Write every line out verbatim and omit the pictures.

* Records shown
-- START --

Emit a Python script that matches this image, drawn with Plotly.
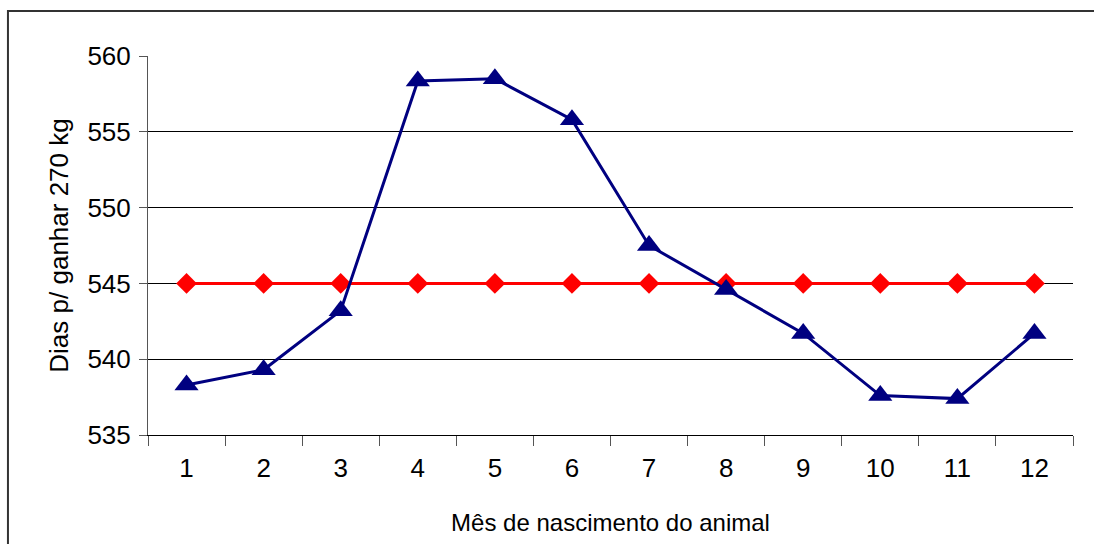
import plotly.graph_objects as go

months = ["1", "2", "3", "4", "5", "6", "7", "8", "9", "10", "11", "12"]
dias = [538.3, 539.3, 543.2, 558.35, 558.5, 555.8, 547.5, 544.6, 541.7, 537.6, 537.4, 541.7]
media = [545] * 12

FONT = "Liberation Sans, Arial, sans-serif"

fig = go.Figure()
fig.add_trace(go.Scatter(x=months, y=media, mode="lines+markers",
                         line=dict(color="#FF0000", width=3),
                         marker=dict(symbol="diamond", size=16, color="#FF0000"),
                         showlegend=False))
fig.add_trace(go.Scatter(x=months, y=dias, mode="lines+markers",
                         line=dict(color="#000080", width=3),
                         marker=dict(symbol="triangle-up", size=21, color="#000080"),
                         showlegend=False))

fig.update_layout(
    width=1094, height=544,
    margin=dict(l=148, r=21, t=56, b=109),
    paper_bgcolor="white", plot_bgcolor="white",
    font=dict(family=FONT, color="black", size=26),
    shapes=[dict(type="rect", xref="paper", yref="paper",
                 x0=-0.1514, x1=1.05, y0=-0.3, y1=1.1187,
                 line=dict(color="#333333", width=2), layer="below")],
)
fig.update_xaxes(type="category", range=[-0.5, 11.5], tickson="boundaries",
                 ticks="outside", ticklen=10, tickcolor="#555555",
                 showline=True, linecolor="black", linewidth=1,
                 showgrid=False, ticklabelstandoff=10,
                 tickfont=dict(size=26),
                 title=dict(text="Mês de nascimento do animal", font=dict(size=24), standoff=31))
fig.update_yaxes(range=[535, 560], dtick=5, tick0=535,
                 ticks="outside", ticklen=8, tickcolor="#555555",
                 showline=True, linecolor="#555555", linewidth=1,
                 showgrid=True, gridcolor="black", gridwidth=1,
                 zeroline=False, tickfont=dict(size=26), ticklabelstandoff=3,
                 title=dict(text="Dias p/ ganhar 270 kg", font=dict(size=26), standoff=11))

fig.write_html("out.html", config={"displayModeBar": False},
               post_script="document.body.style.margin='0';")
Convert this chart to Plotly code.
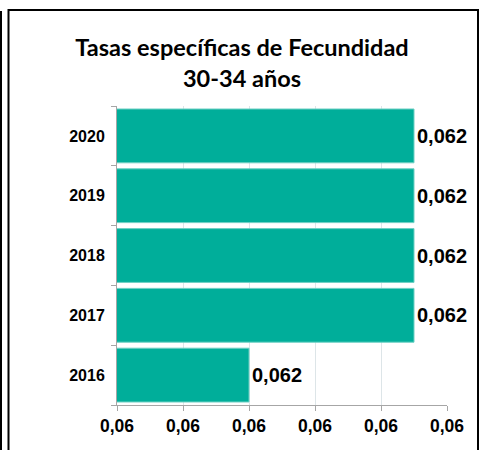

-- END --

* Reply
Emit a Python script that matches this image, drawn with Plotly.
import plotly.graph_objects as go

months = ["1", "2", "3", "4", "5", "6", "7", "8", "9", "10", "11", "12"]
dias = [538.3, 539.3, 543.2, 558.35, 558.5, 555.8, 547.5, 544.6, 541.7, 537.6, 537.4, 541.7]
media = [545] * 12

FONT = "Liberation Sans, Arial, sans-serif"

fig = go.Figure()
fig.add_trace(go.Scatter(x=months, y=media, mode="lines+markers",
                         line=dict(color="#FF0000", width=3),
                         marker=dict(symbol="diamond", size=16, color="#FF0000"),
                         showlegend=False))
fig.add_trace(go.Scatter(x=months, y=dias, mode="lines+markers",
                         line=dict(color="#000080", width=3),
                         marker=dict(symbol="triangle-up", size=21, color="#000080"),
                         showlegend=False))

fig.update_layout(
    width=1094, height=544,
    margin=dict(l=148, r=21, t=56, b=109),
    paper_bgcolor="white", plot_bgcolor="white",
    font=dict(family=FONT, color="black", size=26),
    shapes=[dict(type="rect", xref="paper", yref="paper",
                 x0=-0.1514, x1=1.05, y0=-0.3, y1=1.1187,
                 line=dict(color="#333333", width=2), layer="below")],
)
fig.update_xaxes(type="category", range=[-0.5, 11.5], tickson="boundaries",
                 ticks="outside", ticklen=10, tickcolor="#555555",
                 showline=True, linecolor="black", linewidth=1,
                 showgrid=False, ticklabelstandoff=10,
                 tickfont=dict(size=26),
                 title=dict(text="Mês de nascimento do animal", font=dict(size=24), standoff=31))
fig.update_yaxes(range=[535, 560], dtick=5, tick0=535,
                 ticks="outside", ticklen=8, tickcolor="#555555",
                 showline=True, linecolor="#555555", linewidth=1,
                 showgrid=True, gridcolor="black", gridwidth=1,
                 zeroline=False, tickfont=dict(size=26), ticklabelstandoff=3,
                 title=dict(text="Dias p/ ganhar 270 kg", font=dict(size=26), standoff=11))

fig.write_html("out.html", config={"displayModeBar": False},
               post_script="document.body.style.margin='0';")
Convert this chart to Plotly code.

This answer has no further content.